More than 17 million US citizens are estimated to live in levee-protected areas but Vahedifard and his colleagues found that, nationwide, ethnic minorities and socially and economically disadvantaged populations are unequally exposed to the risk of levee failures. Vahedifard says that in Pajaro, where the per capita income is less than half the state and national average, the federal government had chosen not to take any action to reduce this risk. ‘Why? Because it wasn’t worth it. Because only poor communities live there.’
There are 6,825 levee systems across the USA, with a combined length of more than 39,000 kilometres – very nearly enough to encircle the globe. Most are in serious need of repair. At the time they were built – the average US levee is 59 years old, the oldest is 105 – there were no guidelines for their construction or maintenance. ‘These are not engineered structures with rigorous designs,’ says Vahedifard. ‘But over time, for reasons of urbanisation, land use change and climate change, the role of levees has changed. They now, unintentionally, play a critical role.’
In the last few decades, the USA has experienced a number of disasters triggered or exacerbated by levee failure. In 2005, when Hurricane Katrina struck the southeastern USA, floodwater quickly overwhelmed New Orleans’ inadequate levee system in more than 50 locations, leaving 80 per cent of the low-lying city underwater – by as much as three metres in some neighbourhoods. Vahedifard says the disaster that followed was a turning point that triggered significant investment in US flood defences.
In November 2021, US president Joe Biden authorised the US$1.2 trillion Infrastructure Investment and Jobs Act (commonly known as the Bipartisan Infrastructure Law), allocating US$550 billion to rebuilding US infrastructure across the transportation, energy and water sectors. ‘Which is great,’ says Vahedifard. ‘Everybody’s so excited about the infrastructure law.’ However, in a study published three years prior by the American Society of Civil Engineers, Vahedifard and his colleagues estimated that, over the next ten years, around US$27 trillion would be needed to bring the nation’s infrastructure up to good condition. ‘That’s without considering the impact of climate change,’ he adds.
No matter how much money is allocated, Vahedifard says, there will always be limited resources. ‘It brings up the question: Where should we prioritise?

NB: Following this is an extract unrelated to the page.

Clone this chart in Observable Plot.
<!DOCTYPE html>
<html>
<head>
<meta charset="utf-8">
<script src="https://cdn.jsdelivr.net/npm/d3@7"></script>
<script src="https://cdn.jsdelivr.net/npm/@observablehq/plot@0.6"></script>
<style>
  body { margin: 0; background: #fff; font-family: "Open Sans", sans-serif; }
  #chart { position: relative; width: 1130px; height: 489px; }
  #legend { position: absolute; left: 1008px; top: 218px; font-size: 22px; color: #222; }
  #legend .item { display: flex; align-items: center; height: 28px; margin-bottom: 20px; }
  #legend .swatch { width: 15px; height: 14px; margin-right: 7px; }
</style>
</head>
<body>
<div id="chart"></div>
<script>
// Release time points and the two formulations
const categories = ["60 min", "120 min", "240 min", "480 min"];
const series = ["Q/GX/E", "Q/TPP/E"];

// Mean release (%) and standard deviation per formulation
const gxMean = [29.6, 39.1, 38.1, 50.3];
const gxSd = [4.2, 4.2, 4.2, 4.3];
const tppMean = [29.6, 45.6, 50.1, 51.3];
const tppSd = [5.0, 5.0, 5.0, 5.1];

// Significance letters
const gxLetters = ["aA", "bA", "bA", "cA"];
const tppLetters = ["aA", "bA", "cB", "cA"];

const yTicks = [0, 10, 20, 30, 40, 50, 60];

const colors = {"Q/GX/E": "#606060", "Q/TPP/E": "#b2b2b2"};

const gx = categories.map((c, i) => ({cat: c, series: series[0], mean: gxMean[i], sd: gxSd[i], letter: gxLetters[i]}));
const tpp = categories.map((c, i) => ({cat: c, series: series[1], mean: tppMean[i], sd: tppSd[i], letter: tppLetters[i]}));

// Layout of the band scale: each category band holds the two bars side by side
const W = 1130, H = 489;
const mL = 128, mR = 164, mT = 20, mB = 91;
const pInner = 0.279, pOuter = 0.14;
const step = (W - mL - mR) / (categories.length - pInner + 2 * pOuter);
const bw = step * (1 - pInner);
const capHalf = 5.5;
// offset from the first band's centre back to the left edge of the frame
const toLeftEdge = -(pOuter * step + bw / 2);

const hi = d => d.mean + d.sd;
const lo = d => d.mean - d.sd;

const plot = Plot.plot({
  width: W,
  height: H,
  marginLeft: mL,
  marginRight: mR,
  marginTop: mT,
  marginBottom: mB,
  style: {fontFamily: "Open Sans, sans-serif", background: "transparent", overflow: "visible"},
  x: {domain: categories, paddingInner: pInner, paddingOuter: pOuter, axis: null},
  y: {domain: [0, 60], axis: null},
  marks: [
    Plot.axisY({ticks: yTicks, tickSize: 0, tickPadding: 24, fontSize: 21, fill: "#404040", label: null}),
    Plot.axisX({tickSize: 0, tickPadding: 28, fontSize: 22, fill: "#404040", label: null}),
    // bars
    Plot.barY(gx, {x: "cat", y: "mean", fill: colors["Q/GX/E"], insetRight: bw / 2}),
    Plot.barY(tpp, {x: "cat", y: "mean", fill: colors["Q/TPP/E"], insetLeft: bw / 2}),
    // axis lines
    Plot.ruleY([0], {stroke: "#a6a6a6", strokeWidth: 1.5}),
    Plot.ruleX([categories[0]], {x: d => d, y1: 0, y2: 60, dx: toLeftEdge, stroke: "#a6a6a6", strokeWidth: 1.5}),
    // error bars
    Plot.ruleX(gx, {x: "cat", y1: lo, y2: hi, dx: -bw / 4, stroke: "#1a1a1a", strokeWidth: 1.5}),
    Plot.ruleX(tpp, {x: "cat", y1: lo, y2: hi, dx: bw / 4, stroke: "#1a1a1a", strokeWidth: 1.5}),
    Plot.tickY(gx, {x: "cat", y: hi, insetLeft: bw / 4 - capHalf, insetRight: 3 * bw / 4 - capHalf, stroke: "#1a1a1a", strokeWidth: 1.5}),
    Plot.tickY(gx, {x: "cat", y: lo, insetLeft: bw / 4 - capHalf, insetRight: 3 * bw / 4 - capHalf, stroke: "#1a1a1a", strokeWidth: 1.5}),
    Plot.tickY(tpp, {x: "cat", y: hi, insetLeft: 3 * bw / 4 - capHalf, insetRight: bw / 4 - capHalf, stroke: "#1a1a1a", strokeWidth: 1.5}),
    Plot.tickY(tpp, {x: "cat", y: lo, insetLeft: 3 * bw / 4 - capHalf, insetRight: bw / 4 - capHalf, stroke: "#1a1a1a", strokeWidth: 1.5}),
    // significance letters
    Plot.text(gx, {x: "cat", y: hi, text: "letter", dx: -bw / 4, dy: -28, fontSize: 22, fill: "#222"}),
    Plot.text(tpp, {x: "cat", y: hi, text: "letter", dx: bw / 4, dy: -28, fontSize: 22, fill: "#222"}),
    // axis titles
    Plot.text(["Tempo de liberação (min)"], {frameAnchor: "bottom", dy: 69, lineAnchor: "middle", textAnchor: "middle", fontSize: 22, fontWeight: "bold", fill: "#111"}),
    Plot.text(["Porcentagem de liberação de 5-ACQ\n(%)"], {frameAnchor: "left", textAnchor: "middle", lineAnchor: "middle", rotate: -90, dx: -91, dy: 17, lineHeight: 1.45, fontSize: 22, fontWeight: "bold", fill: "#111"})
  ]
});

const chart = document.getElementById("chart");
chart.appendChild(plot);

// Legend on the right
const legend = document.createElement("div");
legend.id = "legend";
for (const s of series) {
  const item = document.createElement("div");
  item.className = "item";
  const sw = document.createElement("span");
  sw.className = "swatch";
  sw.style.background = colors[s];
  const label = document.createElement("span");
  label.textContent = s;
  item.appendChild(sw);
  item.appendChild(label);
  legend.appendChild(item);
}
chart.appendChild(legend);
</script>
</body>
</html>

Where should we allocate our limited resources?’ The recent failure of the Pajaro levee in California highlights what he calls a common problem in risk-assessment practices, which measure risk based on the value of land or assets. ‘Flood-management decisions have been traditionally focused on minimising the economic cost of natural disasters,’ agrees Kaveh Madani, director of the UN University Institute for Water, Environment and Health. ‘This type of decision making brutally ignores the human element of disasters, leading to increased inequalities and injustice.’
Vahedifard says that it makes sense that governments would want to spend money in areas and communities that have more political power, more assets and more expensive businesses and properties. ‘We have a historic issue with infrastructure equity. It’s the same around the world,’ he adds.
More than six months on, the residents of Pajaro are still struggling. Local news organisations have reported that, even by September, many still hadn’t returned to their flood-damaged homes. A civil engineer by training, Vahedifard says that over the ten to 15 years that he has spent working on levees and other flood-prevention infrastructure, he has come to realise the importance of working with social scientists to better understand the vulnerabilities and capacities of the communities who live alongside them. ‘We need to revisit our risk-assessment practices to look at how we can prioritise communities with pre-existing vulnerabilities, who have a lower risk threshold and lower adaptive capacity.’